Indigenous comparative practices: Maori campaigns for ‘home rule’ and ‘racial fusion’ 1890s-1910 — Australian Historical Association annual conference hosted by The Australian National University

Indigenous comparative practices: Maori campaigns for ‘home rule’ and ‘racial fusion’ 1890s-1910 (418)

Jane Carey 1
  1. University of Wollongong, Wollongong, NSW, Australia

In recent scholarship there has been something of a ‘backlash’ against new directions in Indigenous histories that have adopted transnational or comparative approaches (for example the framework of settler colonialism). Some scholars contend that such approaches overshadow important local histories, or obscure Indigenous agency and experience. In this paper, I hope to shift this debate by exploring how Indigenous people themselves deployed comparative frames in the late nineteenth and early twentieth centuries.
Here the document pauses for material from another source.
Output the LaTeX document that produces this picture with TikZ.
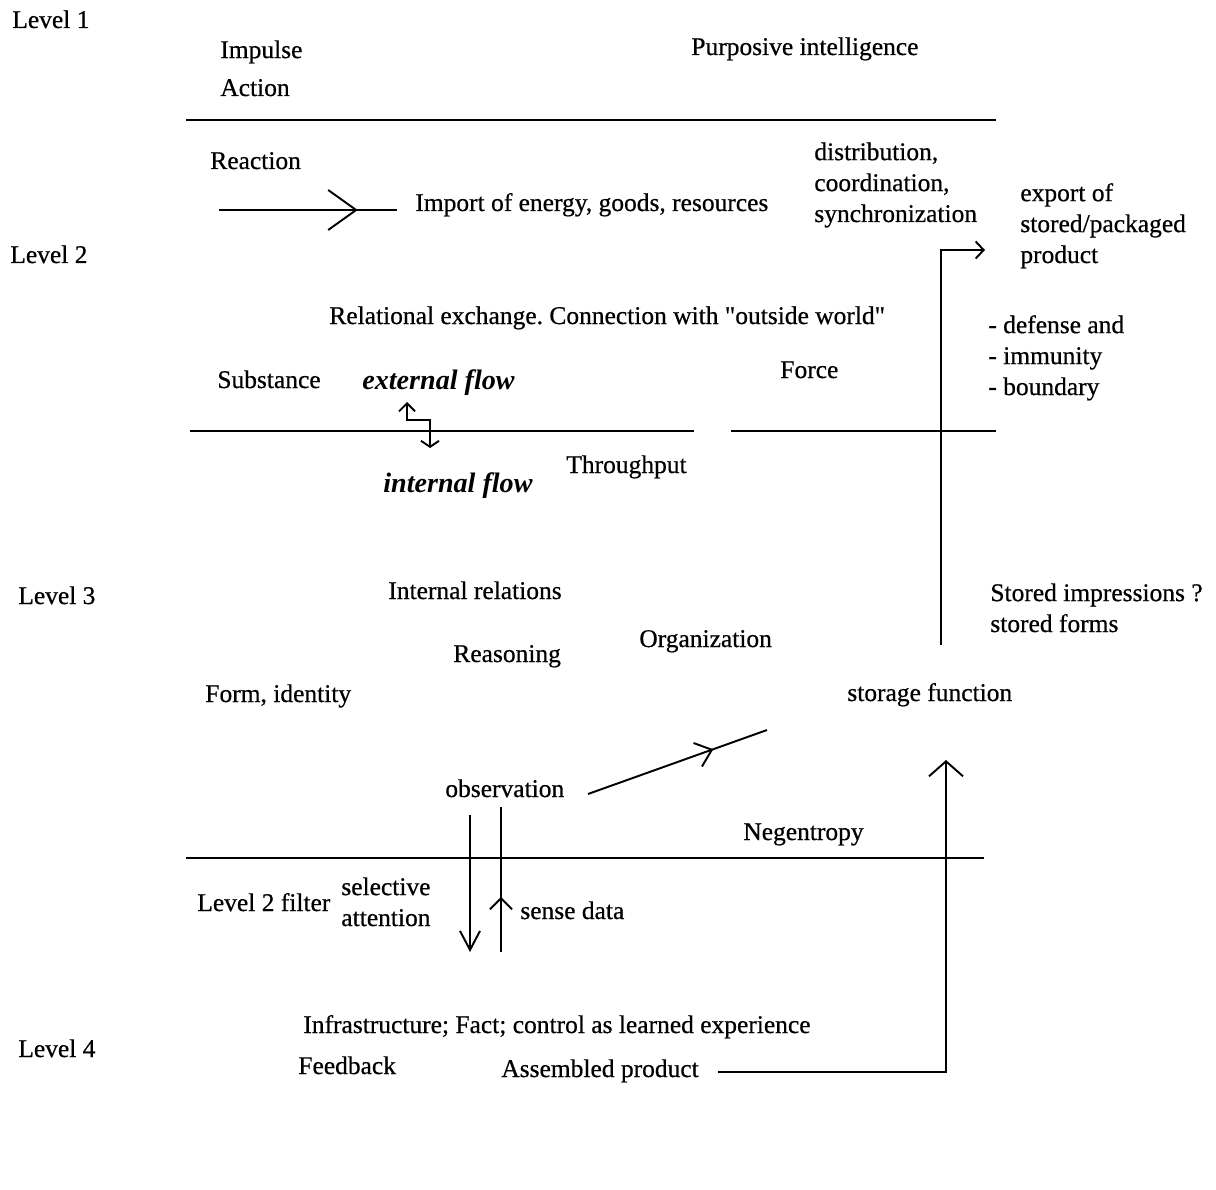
\documentclass[tikz,border=0pt]{standalone}
\usepackage{fontspec}
\setmainfont{Liberation Serif}
\newfontfamily\lblfont{Liberation Serif}[FakeBold=0.6]
\usetikzlibrary{arrows.meta,decorations.markings}
\tikzset{
    lbl/.style = {anchor=base west, inner sep=0pt, align=left, font=\fontsize{14.5}{17.6}\lblfont},
    flow-lbl/.style = {lbl, font=\fontsize{16}{19}\selectfont\bfseries\itshape},
    rule/.style = {line width=1.1pt},
    conn/.style = {line width=1.1pt},
    mid-barb/.style 2 args = {postaction={decorate}, decoration={markings, mark=at position #1 with {\arrow{#2}}}},
}
\frenchspacing

\begin{document}
\begin{tikzpicture}[x=0.02cm, y=-0.02cm]
\useasboundingbox (0,0) rectangle (1216,1189);

% level names
\node[lbl] (lev1) at (12,28) {Level 1};
\node[lbl] (lev2) at (10,263) {Level 2};
\node[lbl] (lev3) at (18,604) {Level 3};
\node[lbl] (lev4) at (18,1057) {Level 4};

% level 1 (multi-line nodes sit on their last line)
\node[lbl] (impulse) at (220,96) {Impulse\\[4pt]Action};
\node[lbl] (purpose) at (691,55) {Purposive intelligence};
\draw[rule] (186,120) -- (996,120);

% level 2
\node[lbl] (reaction) at (210,169) {Reaction};
\node[lbl] (import) at (415,211) {Import of energy, goods, resources};
\node[lbl] (distrib) at (814,222) {distribution,\\coordination,\\synchronization};
\node[lbl] (export) at (1020,263) {export of\\stored/packaged\\product};
\node[lbl] (relational) at (329,324) {Relational exchange. Connection with \textquotedbl outside world\textquotedbl};
\node[lbl] (defense) at (988,395) {- defense and\\- immunity\\- boundary};
\node[lbl] (substance) at (217,388) {Substance};
\node[flow-lbl] (extflow) at (362,389) {external flow};
\node[lbl] (force) at (780,378) {Force};
\draw[rule] (190,431) -- (694,431);
\draw[rule] (731,431) -- (996,431);
\node[flow-lbl] (intflow) at (383,492) {internal flow};
\node[lbl] (throughput) at (566,473) {Throughput};

% level 3
\node[lbl] (intrel) at (388,599) {Internal relations};
\node[lbl] (stored) at (990,632) {Stored impressions ?\\stored forms};
\node[lbl] (reasoning) at (453,662) {Reasoning};
\node[lbl] (organization) at (639,647) {Organization};
\node[lbl] (form) at (205,702) {Form, identity};
\node[lbl] (storage) at (847,701) {storage function};
\node[lbl] (observation) at (445,797) {observation};
\node[lbl] (negentropy) at (743,840) {Negentropy};
\draw[rule] (186,858) -- (984,858);

% level 4
\node[lbl] (filter) at (197,911) {Level 2 filter};
\node[lbl] (selective) at (341,926) {selective\\attention};
\node[lbl] (sense) at (520,919) {sense data};
\node[lbl] (infra) at (303,1033) {Infrastructure; Fact; control as learned experience};
\node[lbl] (feedback) at (298,1074) {Feedback};
\node[lbl] (assembled) at (501,1077) {Assembled product};

% connector ends
\coordinate (reac-from) at (219,210);
\coordinate (reac-to) at (397,210);
\coordinate (ext-tip) at (407,402);
\coordinate (int-tip) at (430,448);
\coordinate (obs-from) at (588,794);
\coordinate (obs-to) at (767,730);
\coordinate (export-from) at (941,645);
\coordinate (export-to) at (985,250);
\coordinate (att-from) at (470,815);
\coordinate (att-to) at (470,952);
\coordinate (sense-from) at (501,952);
\coordinate (sense-to) at (501,807);
\coordinate (assem-from) at (718,1072);
\coordinate (store-to) at (946,760);

% connectors
\draw[conn, mid-barb={0.78}{Straight Barb[length=0.56cm,width=0.8cm]}] (reac-from) -- (reac-to);
\draw[conn, {Straight Barb[length=0.16cm,width=0.32cm]}-{Straight Barb[length=0.12cm,width=0.36cm]}]
    (ext-tip) -- (407,420) -| (int-tip);
\draw[conn, mid-barb={0.70}{Straight Barb[length=0.3cm,width=0.5cm]}] (obs-from) -- (obs-to);
\draw[conn, -{Straight Barb[length=0.16cm,width=0.34cm]}] (export-from) |- (export-to);
\draw[conn, -{Straight Barb[length=0.38cm,width=0.4cm]}] (att-from) -- (att-to);
\draw[conn, mid-barb={0.38}{Straight Barb[length=0.22cm,width=0.44cm]}] (sense-from) -- (sense-to);
\draw[conn, -{Straight Barb[length=0.3cm,width=0.68cm]}] (assem-from) -| (store-to);
\end{tikzpicture}
\end{document}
In doing so, I draw specifically on two case studies of Maori activism that exhibited a sophisticated comparative sensibility. First, campaigns for ‘Home Rule’ in the 1890s, that drew heavily on the Irish example. This campaign was underpinned by the aim of regaining control over ongoing land transfers. And second, the (very different) comparative understanding that informed the Young Maori Party’s adoption of ‘racial fusion’ as the central plank of their political platform in the early 1900s. In this discussion, I explore what Maori activists found to be useful points of connection, comparison and contrast as they drew insights from the experiences of other colonised people around the globe.